PROBLEM STATEMENT :: Starting at the first line of the entries below, restate each line exactly until you reach the line with "(319,71) rectangle (1604,1037);", and print that one too. Leave the pictures out and stop there.

RECORD EXCERPTS ::
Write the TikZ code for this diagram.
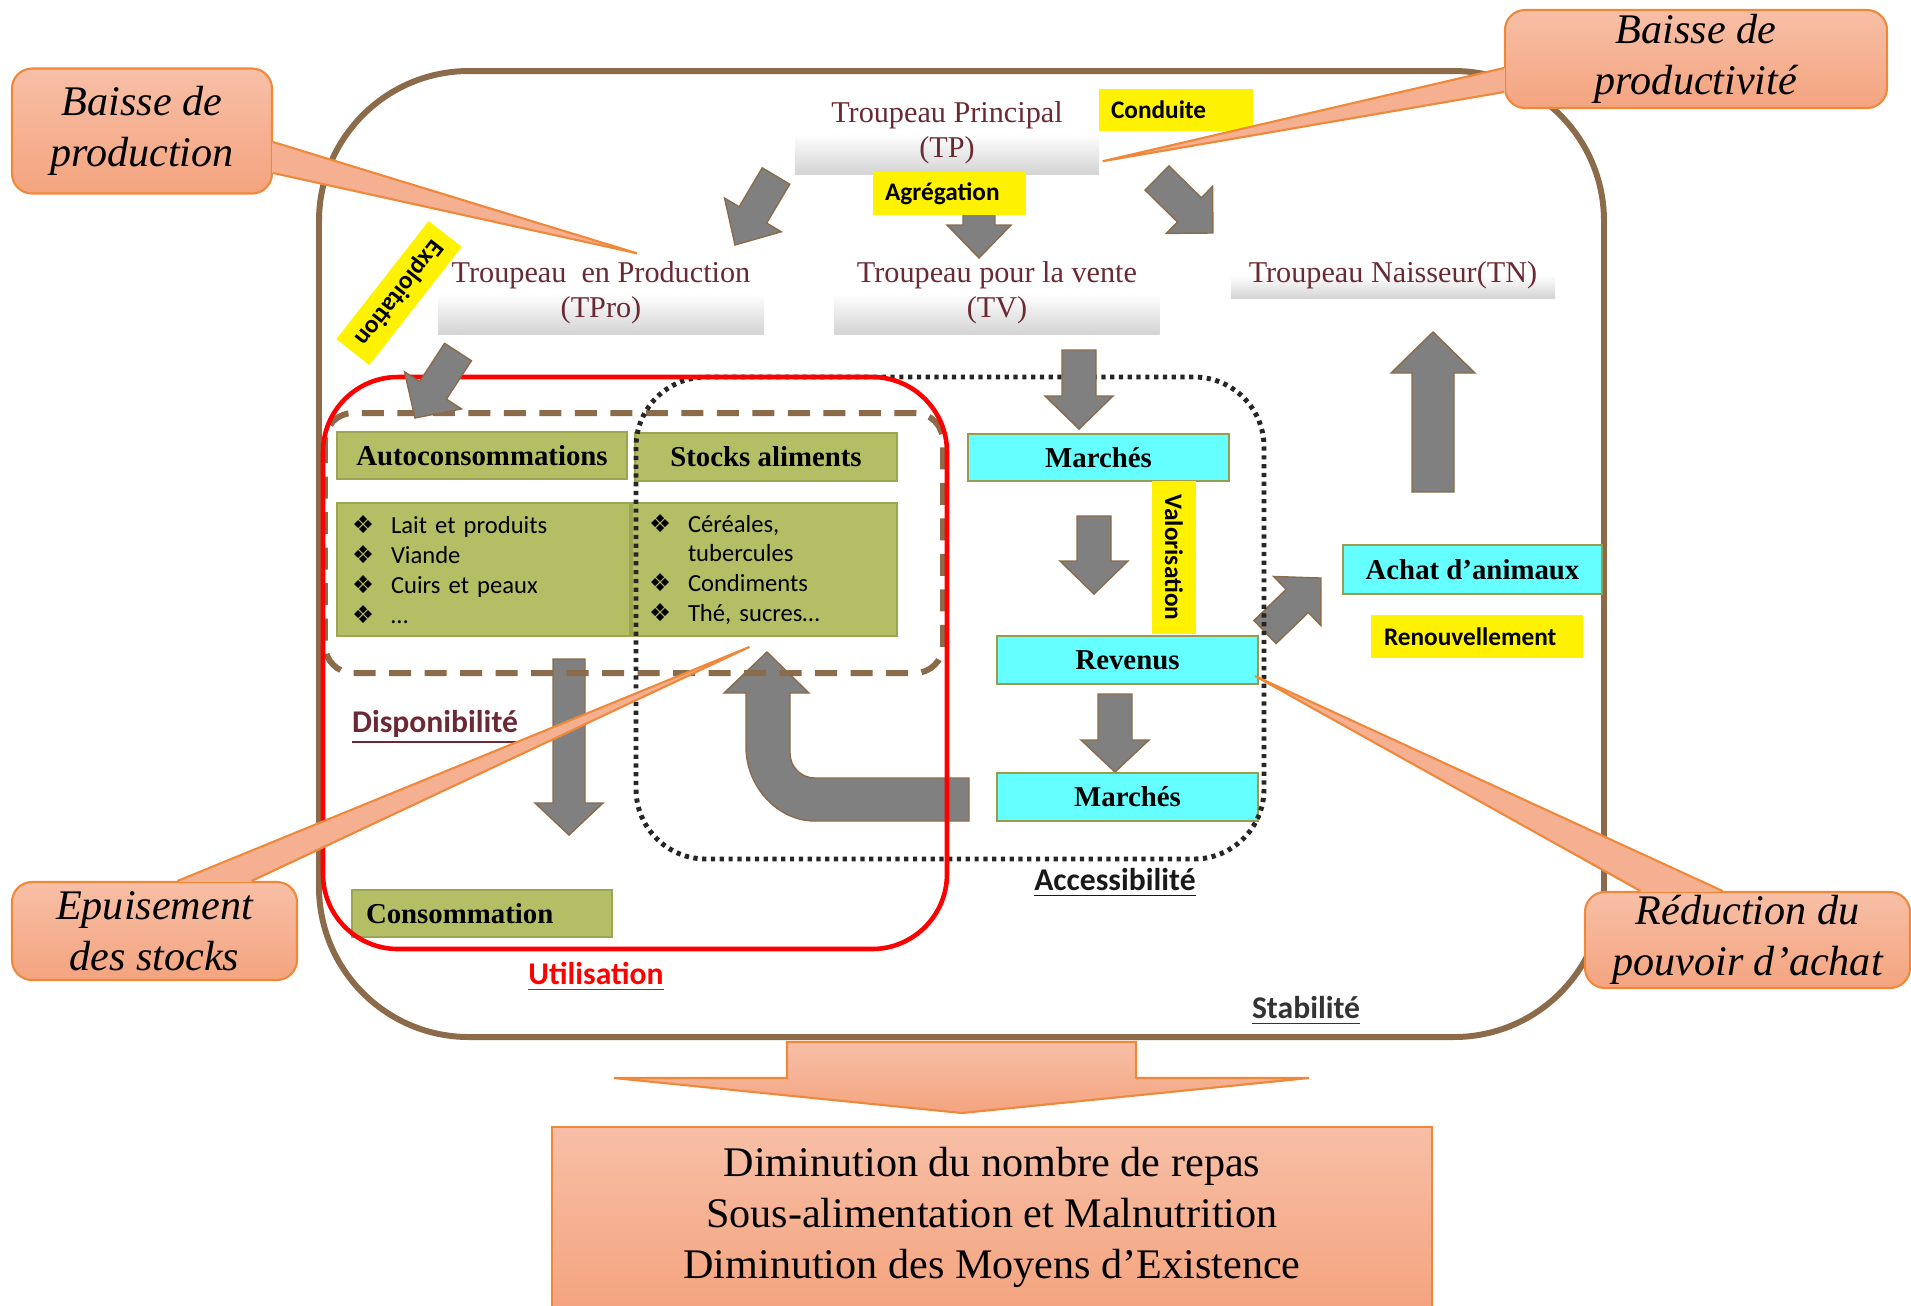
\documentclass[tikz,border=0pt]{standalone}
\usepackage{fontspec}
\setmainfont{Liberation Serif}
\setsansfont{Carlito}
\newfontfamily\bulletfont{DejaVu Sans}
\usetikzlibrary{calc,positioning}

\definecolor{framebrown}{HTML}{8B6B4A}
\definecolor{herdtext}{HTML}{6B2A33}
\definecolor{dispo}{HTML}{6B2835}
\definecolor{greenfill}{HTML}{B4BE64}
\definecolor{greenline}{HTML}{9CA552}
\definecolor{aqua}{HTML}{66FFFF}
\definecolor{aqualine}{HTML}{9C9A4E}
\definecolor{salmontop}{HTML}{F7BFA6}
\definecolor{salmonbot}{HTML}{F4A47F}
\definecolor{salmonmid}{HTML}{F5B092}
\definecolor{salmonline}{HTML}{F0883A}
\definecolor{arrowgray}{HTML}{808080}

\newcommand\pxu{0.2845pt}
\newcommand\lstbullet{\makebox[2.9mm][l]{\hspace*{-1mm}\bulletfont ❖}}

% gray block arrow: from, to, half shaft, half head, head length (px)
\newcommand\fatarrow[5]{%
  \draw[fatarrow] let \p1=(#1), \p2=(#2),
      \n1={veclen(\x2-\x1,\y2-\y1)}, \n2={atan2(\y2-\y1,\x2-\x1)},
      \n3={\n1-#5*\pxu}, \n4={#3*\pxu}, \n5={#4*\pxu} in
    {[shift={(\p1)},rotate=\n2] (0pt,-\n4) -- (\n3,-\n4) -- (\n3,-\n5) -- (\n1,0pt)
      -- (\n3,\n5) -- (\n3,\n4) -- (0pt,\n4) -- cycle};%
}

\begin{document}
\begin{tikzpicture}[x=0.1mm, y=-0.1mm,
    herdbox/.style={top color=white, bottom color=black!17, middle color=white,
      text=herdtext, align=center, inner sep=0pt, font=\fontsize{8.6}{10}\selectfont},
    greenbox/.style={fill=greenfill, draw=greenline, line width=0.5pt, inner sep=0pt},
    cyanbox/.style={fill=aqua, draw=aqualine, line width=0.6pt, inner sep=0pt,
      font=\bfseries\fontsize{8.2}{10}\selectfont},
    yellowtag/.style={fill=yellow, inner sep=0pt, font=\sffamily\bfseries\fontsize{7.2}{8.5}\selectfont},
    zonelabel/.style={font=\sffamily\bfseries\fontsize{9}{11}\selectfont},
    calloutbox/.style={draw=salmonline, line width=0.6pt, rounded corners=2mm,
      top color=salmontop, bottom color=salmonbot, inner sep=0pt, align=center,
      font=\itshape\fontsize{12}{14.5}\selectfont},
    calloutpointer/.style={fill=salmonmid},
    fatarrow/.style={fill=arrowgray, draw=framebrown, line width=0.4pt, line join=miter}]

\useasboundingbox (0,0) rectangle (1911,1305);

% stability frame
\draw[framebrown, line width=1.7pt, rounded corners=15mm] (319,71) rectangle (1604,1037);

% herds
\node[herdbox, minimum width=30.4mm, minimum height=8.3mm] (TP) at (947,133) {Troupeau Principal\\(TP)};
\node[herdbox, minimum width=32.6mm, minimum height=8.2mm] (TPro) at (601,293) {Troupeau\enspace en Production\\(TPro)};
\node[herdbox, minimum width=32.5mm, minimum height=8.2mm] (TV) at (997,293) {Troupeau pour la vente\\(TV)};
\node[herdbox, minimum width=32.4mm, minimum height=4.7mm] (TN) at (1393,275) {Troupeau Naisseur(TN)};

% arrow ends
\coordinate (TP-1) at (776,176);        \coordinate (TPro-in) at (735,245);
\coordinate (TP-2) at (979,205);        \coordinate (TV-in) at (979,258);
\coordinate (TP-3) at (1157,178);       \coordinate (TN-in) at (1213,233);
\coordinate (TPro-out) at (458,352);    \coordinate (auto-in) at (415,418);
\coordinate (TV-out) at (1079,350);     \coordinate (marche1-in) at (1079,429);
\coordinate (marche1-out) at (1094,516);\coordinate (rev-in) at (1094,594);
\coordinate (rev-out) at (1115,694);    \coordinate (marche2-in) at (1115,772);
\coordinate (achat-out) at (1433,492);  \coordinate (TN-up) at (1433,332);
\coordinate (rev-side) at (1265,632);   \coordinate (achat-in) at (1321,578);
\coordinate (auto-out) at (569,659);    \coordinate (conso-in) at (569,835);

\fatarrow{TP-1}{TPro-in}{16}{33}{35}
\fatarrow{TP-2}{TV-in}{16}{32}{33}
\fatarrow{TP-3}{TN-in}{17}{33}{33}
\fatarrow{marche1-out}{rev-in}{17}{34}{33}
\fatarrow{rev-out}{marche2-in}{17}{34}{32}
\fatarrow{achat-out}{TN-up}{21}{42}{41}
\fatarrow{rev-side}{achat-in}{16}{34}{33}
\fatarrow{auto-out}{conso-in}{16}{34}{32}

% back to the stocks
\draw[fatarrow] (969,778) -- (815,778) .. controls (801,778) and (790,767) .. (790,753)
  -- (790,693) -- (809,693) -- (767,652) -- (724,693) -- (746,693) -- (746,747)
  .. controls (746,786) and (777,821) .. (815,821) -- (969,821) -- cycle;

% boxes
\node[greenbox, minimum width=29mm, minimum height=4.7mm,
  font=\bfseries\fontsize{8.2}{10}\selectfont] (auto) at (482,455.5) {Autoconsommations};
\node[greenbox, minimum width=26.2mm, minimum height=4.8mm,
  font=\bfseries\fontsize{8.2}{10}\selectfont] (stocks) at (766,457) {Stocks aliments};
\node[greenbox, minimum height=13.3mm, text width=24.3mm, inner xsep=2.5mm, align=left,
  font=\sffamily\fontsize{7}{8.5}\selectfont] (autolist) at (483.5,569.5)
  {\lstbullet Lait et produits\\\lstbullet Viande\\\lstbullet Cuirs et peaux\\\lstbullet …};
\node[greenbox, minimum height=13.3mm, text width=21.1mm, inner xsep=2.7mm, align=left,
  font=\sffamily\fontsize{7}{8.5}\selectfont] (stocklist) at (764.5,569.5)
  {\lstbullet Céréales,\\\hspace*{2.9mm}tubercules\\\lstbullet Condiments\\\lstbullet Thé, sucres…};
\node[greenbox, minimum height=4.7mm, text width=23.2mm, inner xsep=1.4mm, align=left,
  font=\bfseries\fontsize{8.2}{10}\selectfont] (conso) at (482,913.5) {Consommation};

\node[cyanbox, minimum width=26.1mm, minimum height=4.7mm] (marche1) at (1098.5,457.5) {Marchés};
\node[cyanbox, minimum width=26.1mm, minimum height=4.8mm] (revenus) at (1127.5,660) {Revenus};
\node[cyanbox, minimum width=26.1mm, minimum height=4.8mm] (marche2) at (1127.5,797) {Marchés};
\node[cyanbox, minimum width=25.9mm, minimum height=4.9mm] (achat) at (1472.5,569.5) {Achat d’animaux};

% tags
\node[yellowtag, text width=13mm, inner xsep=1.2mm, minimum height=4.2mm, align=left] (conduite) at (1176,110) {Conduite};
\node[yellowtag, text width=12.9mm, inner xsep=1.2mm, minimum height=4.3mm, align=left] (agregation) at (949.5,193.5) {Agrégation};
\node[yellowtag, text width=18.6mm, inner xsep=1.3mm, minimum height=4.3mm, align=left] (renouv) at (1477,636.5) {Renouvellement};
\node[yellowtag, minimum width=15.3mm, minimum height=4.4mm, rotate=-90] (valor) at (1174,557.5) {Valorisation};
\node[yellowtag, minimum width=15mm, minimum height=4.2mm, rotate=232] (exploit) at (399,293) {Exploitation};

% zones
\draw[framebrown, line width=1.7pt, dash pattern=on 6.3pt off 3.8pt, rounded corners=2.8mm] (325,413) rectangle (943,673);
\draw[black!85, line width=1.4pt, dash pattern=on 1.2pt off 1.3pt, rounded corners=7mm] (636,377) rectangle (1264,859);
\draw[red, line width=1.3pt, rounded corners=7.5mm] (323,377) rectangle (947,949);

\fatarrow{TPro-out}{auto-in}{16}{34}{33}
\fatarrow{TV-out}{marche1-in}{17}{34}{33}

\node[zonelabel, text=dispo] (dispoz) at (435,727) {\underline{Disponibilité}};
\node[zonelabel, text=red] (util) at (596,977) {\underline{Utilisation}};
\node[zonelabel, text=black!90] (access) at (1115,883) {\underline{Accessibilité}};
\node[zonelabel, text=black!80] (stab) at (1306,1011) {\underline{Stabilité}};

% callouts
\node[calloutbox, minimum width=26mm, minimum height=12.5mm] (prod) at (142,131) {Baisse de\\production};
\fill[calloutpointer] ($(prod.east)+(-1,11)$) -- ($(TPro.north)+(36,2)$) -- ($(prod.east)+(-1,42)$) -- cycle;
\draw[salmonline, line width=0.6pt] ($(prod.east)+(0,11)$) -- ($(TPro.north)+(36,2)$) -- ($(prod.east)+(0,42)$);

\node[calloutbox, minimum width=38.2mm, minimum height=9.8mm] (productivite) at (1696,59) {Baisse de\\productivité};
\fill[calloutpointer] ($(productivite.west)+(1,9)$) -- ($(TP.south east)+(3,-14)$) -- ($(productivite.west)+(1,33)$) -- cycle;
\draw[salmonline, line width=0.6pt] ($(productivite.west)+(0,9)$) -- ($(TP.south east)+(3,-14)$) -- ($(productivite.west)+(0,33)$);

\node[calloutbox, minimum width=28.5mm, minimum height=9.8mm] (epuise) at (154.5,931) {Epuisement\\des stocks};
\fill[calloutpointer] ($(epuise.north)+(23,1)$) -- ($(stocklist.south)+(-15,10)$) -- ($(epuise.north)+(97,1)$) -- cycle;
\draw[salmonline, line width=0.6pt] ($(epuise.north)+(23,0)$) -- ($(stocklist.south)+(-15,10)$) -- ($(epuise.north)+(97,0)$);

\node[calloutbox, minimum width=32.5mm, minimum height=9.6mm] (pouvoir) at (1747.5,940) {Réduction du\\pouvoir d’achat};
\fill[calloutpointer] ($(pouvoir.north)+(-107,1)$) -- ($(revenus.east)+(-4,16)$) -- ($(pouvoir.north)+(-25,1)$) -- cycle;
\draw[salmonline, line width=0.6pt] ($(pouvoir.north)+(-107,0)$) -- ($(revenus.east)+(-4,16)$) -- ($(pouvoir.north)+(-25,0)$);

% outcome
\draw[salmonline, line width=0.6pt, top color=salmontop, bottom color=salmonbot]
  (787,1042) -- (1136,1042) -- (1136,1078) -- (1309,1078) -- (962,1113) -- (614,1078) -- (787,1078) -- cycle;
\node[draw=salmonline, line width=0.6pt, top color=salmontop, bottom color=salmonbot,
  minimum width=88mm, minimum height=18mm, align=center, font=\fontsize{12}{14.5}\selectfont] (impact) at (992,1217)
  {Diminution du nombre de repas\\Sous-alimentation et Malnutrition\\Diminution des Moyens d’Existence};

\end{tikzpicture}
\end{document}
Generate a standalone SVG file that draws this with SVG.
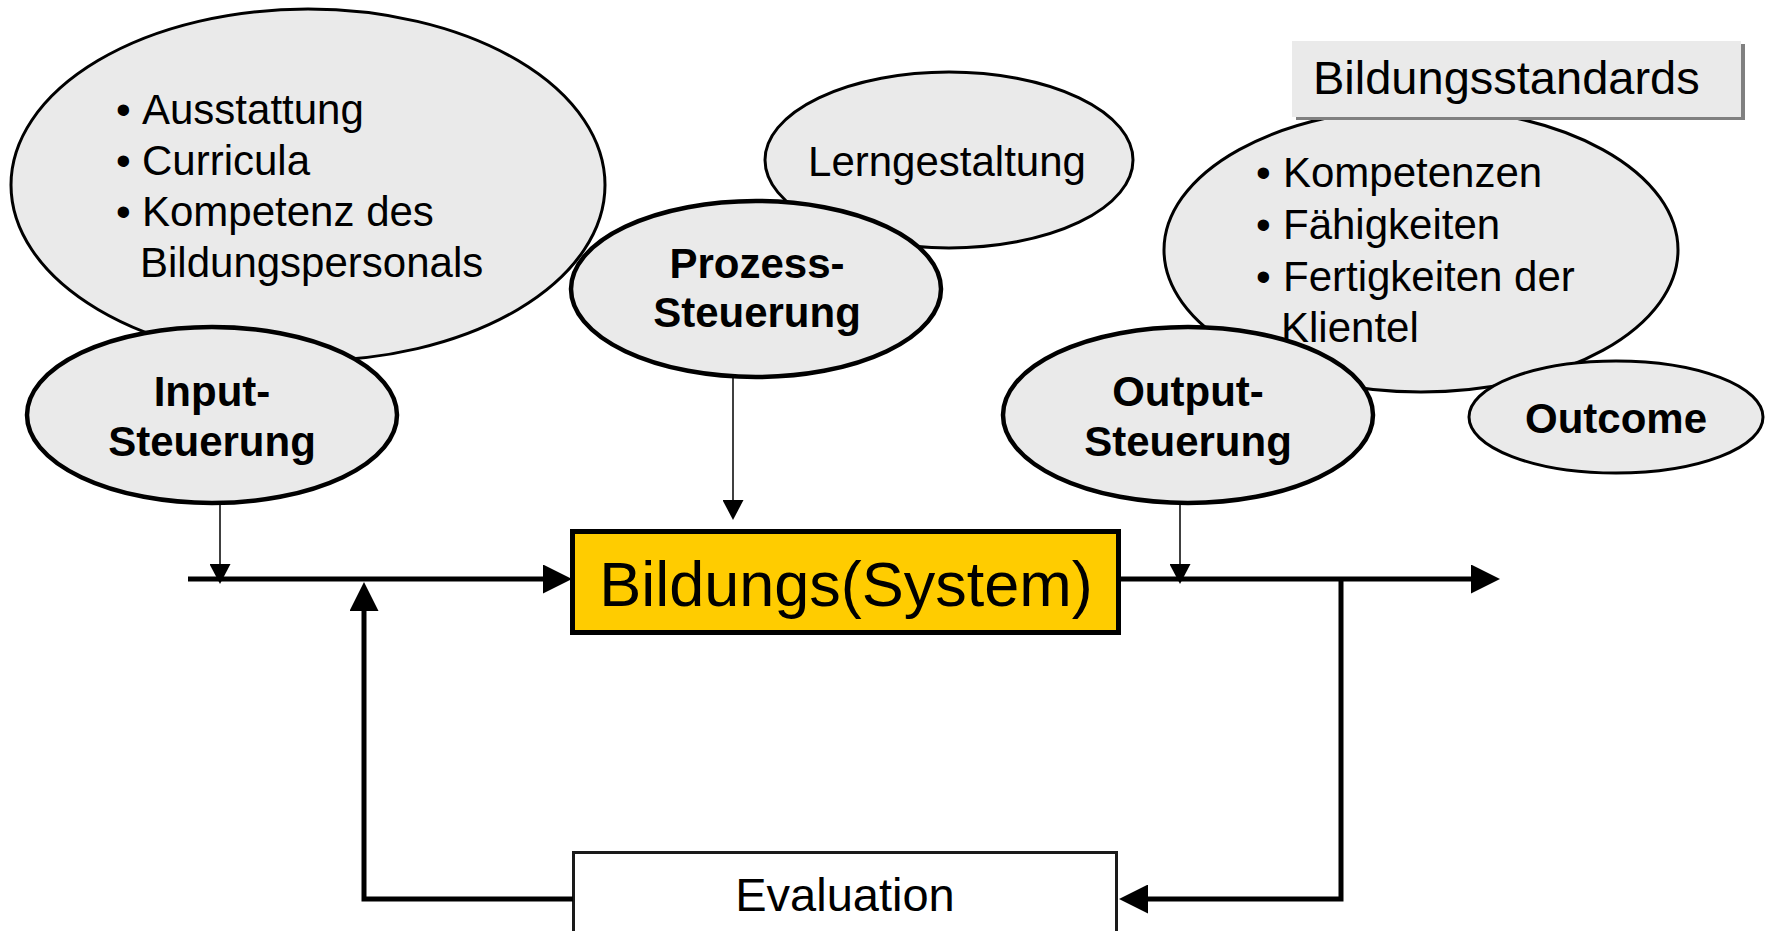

TASK ANSWER ::
Write the TikZ code for this diagram.
\documentclass[tikz,border=0pt]{standalone}
\usepackage{fontspec}
\setmainfont{Liberation Serif}
\setsansfont{Carlito}
\newfontfamily\bulletfont{DejaVu Sans}
\usetikzlibrary{calc,positioning}

\definecolor{framebrown}{HTML}{8B6B4A}
\definecolor{herdtext}{HTML}{6B2A33}
\definecolor{dispo}{HTML}{6B2835}
\definecolor{greenfill}{HTML}{B4BE64}
\definecolor{greenline}{HTML}{9CA552}
\definecolor{aqua}{HTML}{66FFFF}
\definecolor{aqualine}{HTML}{9C9A4E}
\definecolor{salmontop}{HTML}{F7BFA6}
\definecolor{salmonbot}{HTML}{F4A47F}
\definecolor{salmonmid}{HTML}{F5B092}
\definecolor{salmonline}{HTML}{F0883A}
\definecolor{arrowgray}{HTML}{808080}

\newcommand\pxu{0.2845pt}
\newcommand\lstbullet{\makebox[2.9mm][l]{\hspace*{-1mm}\bulletfont ❖}}

% gray block arrow: from, to, half shaft, half head, head length (px)
\newcommand\fatarrow[5]{%
  \draw[fatarrow] let \p1=(#1), \p2=(#2),
      \n1={veclen(\x2-\x1,\y2-\y1)}, \n2={atan2(\y2-\y1,\x2-\x1)},
      \n3={\n1-#5*\pxu}, \n4={#3*\pxu}, \n5={#4*\pxu} in
    {[shift={(\p1)},rotate=\n2] (0pt,-\n4) -- (\n3,-\n4) -- (\n3,-\n5) -- (\n1,0pt)
      -- (\n3,\n5) -- (\n3,\n4) -- (0pt,\n4) -- cycle};%
}

\begin{document}
\begin{tikzpicture}[x=0.1mm, y=-0.1mm,
    herdbox/.style={top color=white, bottom color=black!17, middle color=white,
      text=herdtext, align=center, inner sep=0pt, font=\fontsize{8.6}{10}\selectfont},
    greenbox/.style={fill=greenfill, draw=greenline, line width=0.5pt, inner sep=0pt},
    cyanbox/.style={fill=aqua, draw=aqualine, line width=0.6pt, inner sep=0pt,
      font=\bfseries\fontsize{8.2}{10}\selectfont},
    yellowtag/.style={fill=yellow, inner sep=0pt, font=\sffamily\bfseries\fontsize{7.2}{8.5}\selectfont},
    zonelabel/.style={font=\sffamily\bfseries\fontsize{9}{11}\selectfont},
    calloutbox/.style={draw=salmonline, line width=0.6pt, rounded corners=2mm,
      top color=salmontop, bottom color=salmonbot, inner sep=0pt, align=center,
      font=\itshape\fontsize{12}{14.5}\selectfont},
    calloutpointer/.style={fill=salmonmid},
    fatarrow/.style={fill=arrowgray, draw=framebrown, line width=0.4pt, line join=miter}]

\useasboundingbox (0,0) rectangle (1911,1305);

% stability frame
\draw[framebrown, line width=1.7pt, rounded corners=15mm] (319,71) rectangle (1604,1037);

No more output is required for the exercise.